▶ STATED TASK
Give an exact transcription of every line, dropping the images.
INPUT DATA start
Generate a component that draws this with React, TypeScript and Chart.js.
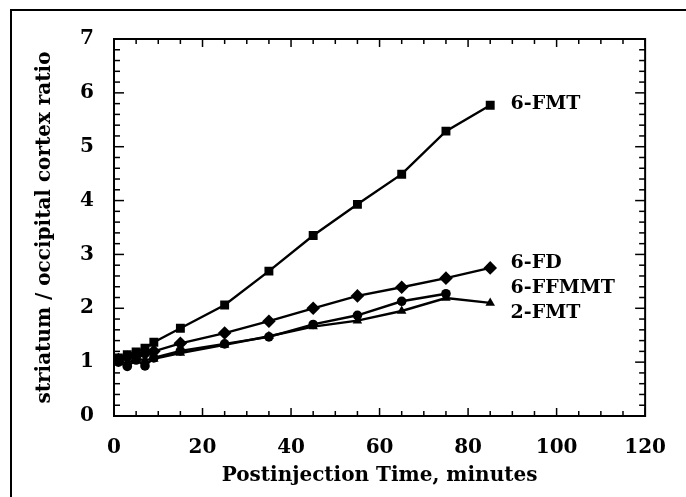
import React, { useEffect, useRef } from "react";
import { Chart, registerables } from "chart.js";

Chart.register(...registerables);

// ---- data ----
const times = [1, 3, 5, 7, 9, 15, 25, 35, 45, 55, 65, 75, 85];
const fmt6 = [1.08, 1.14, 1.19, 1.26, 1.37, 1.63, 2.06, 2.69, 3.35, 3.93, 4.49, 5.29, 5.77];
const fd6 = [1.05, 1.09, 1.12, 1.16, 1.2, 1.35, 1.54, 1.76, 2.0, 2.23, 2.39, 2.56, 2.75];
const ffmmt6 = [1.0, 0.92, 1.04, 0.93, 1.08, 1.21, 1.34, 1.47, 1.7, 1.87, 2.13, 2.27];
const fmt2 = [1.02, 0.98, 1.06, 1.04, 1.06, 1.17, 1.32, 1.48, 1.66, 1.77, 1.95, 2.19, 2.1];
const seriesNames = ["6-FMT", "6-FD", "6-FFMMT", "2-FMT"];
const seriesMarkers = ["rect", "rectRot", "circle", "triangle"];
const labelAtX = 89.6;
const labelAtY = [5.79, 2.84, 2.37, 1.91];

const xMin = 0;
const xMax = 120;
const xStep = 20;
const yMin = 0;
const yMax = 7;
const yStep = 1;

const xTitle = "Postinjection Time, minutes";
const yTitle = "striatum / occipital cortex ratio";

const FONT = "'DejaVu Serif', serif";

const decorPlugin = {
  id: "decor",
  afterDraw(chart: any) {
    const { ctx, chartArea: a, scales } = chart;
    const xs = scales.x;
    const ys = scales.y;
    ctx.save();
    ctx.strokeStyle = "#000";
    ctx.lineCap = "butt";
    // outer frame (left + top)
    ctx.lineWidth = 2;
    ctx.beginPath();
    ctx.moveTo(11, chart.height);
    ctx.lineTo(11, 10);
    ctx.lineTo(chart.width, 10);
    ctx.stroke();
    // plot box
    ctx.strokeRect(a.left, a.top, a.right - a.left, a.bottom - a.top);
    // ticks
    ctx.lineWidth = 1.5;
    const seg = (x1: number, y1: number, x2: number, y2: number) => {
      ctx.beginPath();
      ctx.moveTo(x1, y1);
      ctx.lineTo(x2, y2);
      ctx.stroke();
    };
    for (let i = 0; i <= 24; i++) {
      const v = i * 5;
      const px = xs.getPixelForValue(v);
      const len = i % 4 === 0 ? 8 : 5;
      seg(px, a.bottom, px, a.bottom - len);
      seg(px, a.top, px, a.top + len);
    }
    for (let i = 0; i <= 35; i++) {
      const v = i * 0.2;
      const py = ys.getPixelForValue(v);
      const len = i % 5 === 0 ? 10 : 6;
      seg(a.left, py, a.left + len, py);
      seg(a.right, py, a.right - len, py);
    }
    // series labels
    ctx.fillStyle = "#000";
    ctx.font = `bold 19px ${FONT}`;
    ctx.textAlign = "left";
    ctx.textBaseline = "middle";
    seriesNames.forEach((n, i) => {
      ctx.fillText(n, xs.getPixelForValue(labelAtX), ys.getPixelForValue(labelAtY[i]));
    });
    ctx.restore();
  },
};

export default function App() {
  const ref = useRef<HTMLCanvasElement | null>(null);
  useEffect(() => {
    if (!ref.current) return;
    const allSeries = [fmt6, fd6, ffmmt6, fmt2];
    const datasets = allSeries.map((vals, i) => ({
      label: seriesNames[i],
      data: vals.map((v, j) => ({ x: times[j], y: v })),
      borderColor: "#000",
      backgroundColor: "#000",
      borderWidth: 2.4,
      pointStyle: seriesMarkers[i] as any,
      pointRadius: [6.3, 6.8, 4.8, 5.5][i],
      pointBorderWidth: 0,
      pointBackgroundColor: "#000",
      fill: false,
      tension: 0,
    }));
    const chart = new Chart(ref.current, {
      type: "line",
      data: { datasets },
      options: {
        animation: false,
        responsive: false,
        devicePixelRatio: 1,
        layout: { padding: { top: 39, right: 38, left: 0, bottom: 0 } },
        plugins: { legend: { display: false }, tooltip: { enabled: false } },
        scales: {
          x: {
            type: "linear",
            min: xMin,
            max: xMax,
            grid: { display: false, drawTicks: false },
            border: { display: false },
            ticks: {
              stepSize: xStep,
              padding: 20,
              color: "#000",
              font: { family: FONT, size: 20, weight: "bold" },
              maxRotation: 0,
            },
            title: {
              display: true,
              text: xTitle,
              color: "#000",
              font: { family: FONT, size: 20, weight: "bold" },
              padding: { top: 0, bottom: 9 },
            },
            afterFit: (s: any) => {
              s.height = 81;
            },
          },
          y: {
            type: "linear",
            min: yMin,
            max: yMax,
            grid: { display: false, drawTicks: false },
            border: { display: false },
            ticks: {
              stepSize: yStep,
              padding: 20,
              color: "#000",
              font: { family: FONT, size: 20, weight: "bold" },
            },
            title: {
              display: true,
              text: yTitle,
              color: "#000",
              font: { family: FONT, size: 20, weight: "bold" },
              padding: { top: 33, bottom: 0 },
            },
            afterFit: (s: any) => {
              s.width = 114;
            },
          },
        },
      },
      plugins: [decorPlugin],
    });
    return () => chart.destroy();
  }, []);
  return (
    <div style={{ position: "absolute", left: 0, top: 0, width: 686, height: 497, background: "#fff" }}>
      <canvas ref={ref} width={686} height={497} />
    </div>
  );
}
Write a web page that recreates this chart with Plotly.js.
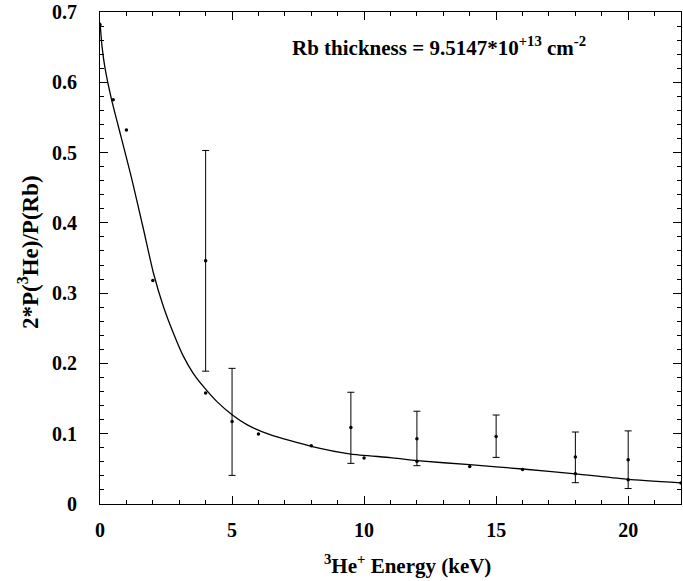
INPUT DATA end
▶ RESULT FOR THIS TASK
Generate a component that draws this with React, TypeScript and Chart.js.
import React, { useEffect, useRef } from "react";
import { Chart, registerables } from "chart.js";

Chart.register(...registerables);

// ---- data ----
const times = [1, 3, 5, 7, 9, 15, 25, 35, 45, 55, 65, 75, 85];
const fmt6 = [1.08, 1.14, 1.19, 1.26, 1.37, 1.63, 2.06, 2.69, 3.35, 3.93, 4.49, 5.29, 5.77];
const fd6 = [1.05, 1.09, 1.12, 1.16, 1.2, 1.35, 1.54, 1.76, 2.0, 2.23, 2.39, 2.56, 2.75];
const ffmmt6 = [1.0, 0.92, 1.04, 0.93, 1.08, 1.21, 1.34, 1.47, 1.7, 1.87, 2.13, 2.27];
const fmt2 = [1.02, 0.98, 1.06, 1.04, 1.06, 1.17, 1.32, 1.48, 1.66, 1.77, 1.95, 2.19, 2.1];
const seriesNames = ["6-FMT", "6-FD", "6-FFMMT", "2-FMT"];
const seriesMarkers = ["rect", "rectRot", "circle", "triangle"];
const labelAtX = 89.6;
const labelAtY = [5.79, 2.84, 2.37, 1.91];

const xMin = 0;
const xMax = 120;
const xStep = 20;
const yMin = 0;
const yMax = 7;
const yStep = 1;

const xTitle = "Postinjection Time, minutes";
const yTitle = "striatum / occipital cortex ratio";

const FONT = "'DejaVu Serif', serif";

const decorPlugin = {
  id: "decor",
  afterDraw(chart: any) {
    const { ctx, chartArea: a, scales } = chart;
    const xs = scales.x;
    const ys = scales.y;
    ctx.save();
    ctx.strokeStyle = "#000";
    ctx.lineCap = "butt";
    // outer frame (left + top)
    ctx.lineWidth = 2;
    ctx.beginPath();
    ctx.moveTo(11, chart.height);
    ctx.lineTo(11, 10);
    ctx.lineTo(chart.width, 10);
    ctx.stroke();
    // plot box
    ctx.strokeRect(a.left, a.top, a.right - a.left, a.bottom - a.top);
    // ticks
    ctx.lineWidth = 1.5;
    const seg = (x1: number, y1: number, x2: number, y2: number) => {
      ctx.beginPath();
      ctx.moveTo(x1, y1);
      ctx.lineTo(x2, y2);
      ctx.stroke();
    };
    for (let i = 0; i <= 24; i++) {
      const v = i * 5;
      const px = xs.getPixelForValue(v);
      const len = i % 4 === 0 ? 8 : 5;
      seg(px, a.bottom, px, a.bottom - len);
      seg(px, a.top, px, a.top + len);
    }
    for (let i = 0; i <= 35; i++) {
      const v = i * 0.2;
      const py = ys.getPixelForValue(v);
      const len = i % 5 === 0 ? 10 : 6;
      seg(a.left, py, a.left + len, py);
      seg(a.right, py, a.right - len, py);
    }
    // series labels
    ctx.fillStyle = "#000";
    ctx.font = `bold 19px ${FONT}`;
    ctx.textAlign = "left";
    ctx.textBaseline = "middle";
    seriesNames.forEach((n, i) => {
      ctx.fillText(n, xs.getPixelForValue(labelAtX), ys.getPixelForValue(labelAtY[i]));
    });
    ctx.restore();
  },
};

export default function App() {
  const ref = useRef<HTMLCanvasElement | null>(null);
  useEffect(() => {
    if (!ref.current) return;
    const allSeries = [fmt6, fd6, ffmmt6, fmt2];
    const datasets = allSeries.map((vals, i) => ({
      label: seriesNames[i],
      data: vals.map((v, j) => ({ x: times[j], y: v })),
      borderColor: "#000",
      backgroundColor: "#000",
      borderWidth: 2.4,
      pointStyle: seriesMarkers[i] as any,
      pointRadius: [6.3, 6.8, 4.8, 5.5][i],
      pointBorderWidth: 0,
      pointBackgroundColor: "#000",
      fill: false,
      tension: 0,
    }));
    const chart = new Chart(ref.current, {
      type: "line",
      data: { datasets },
      options: {
        animation: false,
        responsive: false,
        devicePixelRatio: 1,
        layout: { padding: { top: 39, right: 38, left: 0, bottom: 0 } },
        plugins: { legend: { display: false }, tooltip: { enabled: false } },
        scales: {
          x: {
            type: "linear",
            min: xMin,
            max: xMax,
            grid: { display: false, drawTicks: false },
            border: { display: false },
            ticks: {
              stepSize: xStep,
              padding: 20,
              color: "#000",
              font: { family: FONT, size: 20, weight: "bold" },
              maxRotation: 0,
            },
            title: {
              display: true,
              text: xTitle,
              color: "#000",
              font: { family: FONT, size: 20, weight: "bold" },
              padding: { top: 0, bottom: 9 },
            },
            afterFit: (s: any) => {
              s.height = 81;
            },
          },
          y: {
            type: "linear",
            min: yMin,
            max: yMax,
            grid: { display: false, drawTicks: false },
            border: { display: false },
            ticks: {
              stepSize: yStep,
              padding: 20,
              color: "#000",
              font: { family: FONT, size: 20, weight: "bold" },
            },
            title: {
              display: true,
              text: yTitle,
              color: "#000",
              font: { family: FONT, size: 20, weight: "bold" },
              padding: { top: 33, bottom: 0 },
            },
            afterFit: (s: any) => {
              s.width = 114;
            },
          },
        },
      },
      plugins: [decorPlugin],
    });
    return () => chart.destroy();
  }, []);
  return (
    <div style={{ position: "absolute", left: 0, top: 0, width: 686, height: 497, background: "#fff" }}>
      <canvas ref={ref} width={686} height={497} />
    </div>
  );
}
Write a web page that recreates this chart with Plotly.js.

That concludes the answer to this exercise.